Emma Volant is an American best-selling author that, after a nasty divorce, decides to leave the US for a small town in North Eastern England. Full of insecurities and low self esteem, she slowly starts to interact with people in the village, specially Brogan McKay, the pub’s bartender and job multitasker. As Emma and Brogan’s friendship grows so does their mutual attraction, but, Emma needs time to heal and Brogan thinks Emma is out of her league. Will they have a happily ever after?

According to the author, this book was conceived after Ms. Spangler and her family spent 9 months living in the north east of England. In her notes, the author described the challenges of writing a book set in England with American and English main characters. As a reader based in Northern Ireland, I appreciate her efforts to explain her spelling choices and pronunciation guidelines for the otherwise perplexing Irish names. I’ve heard so many times people butchering my sons’ Irish names that her endeavour is appreciated.

This book is as much a romance as a crash course in British culture. The author goes beyond highlighting the obvious differences in spellings and regional words and opens up a world of different types of food, habits and social conventions. I found that Ms. Spangler researched the issue well and I found her descriptions of the landscape, the weather and social classes’ issues very realistic.
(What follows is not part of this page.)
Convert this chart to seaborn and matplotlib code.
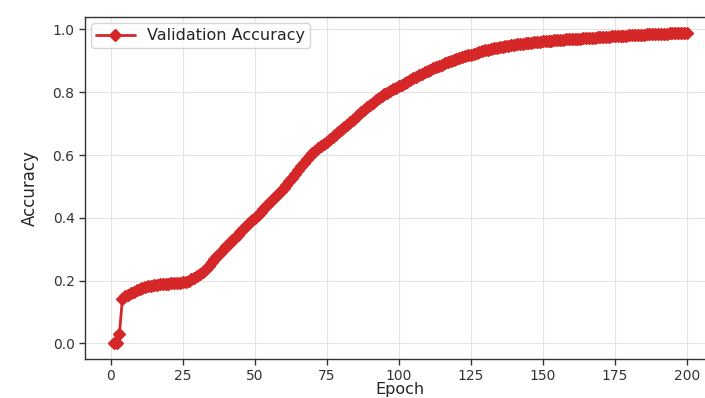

As a foreigner in the UK, I concur with Emma’s problems while driving on the left side and her newfound love for scones and clotted cream!

Written in third person from the point of view of both main characters, I found the book slow in developing the romance mainly because there are a good number of secondary characters and a whole set of cultural differences that needed to be introduced. Some readers who aren’t interested in the clash of cultures or life in small towns might find the pace of the romance too slow. However, once the romance part of the story starts developing, their personal issues and their conflict is realistic and credible.

Having said that, while in most of the book both characters voiced their feelings so well, the later stages of their conflict felt a bit forced. The secondary characters are well rounded, even considering that there were lots of them. While I recognise the ubiquitous gossip of small towns, I’m not convinced that the meddling in the mains’ love life is characteristic of British or Irish families. The McKays might be an exception but, in my experience, I find that both British and Irish people, while they love their gossip, they tend not to voice or meddle with other people’s affairs. That’s my only criticism in the depiction of British and Irish cultures as I found that the rest was spot-on.

Overall, a very good story about American and British culture clash with a moving romance at the side. 4.5 stars.

ARC provided by the publisher in exchange for an honest review.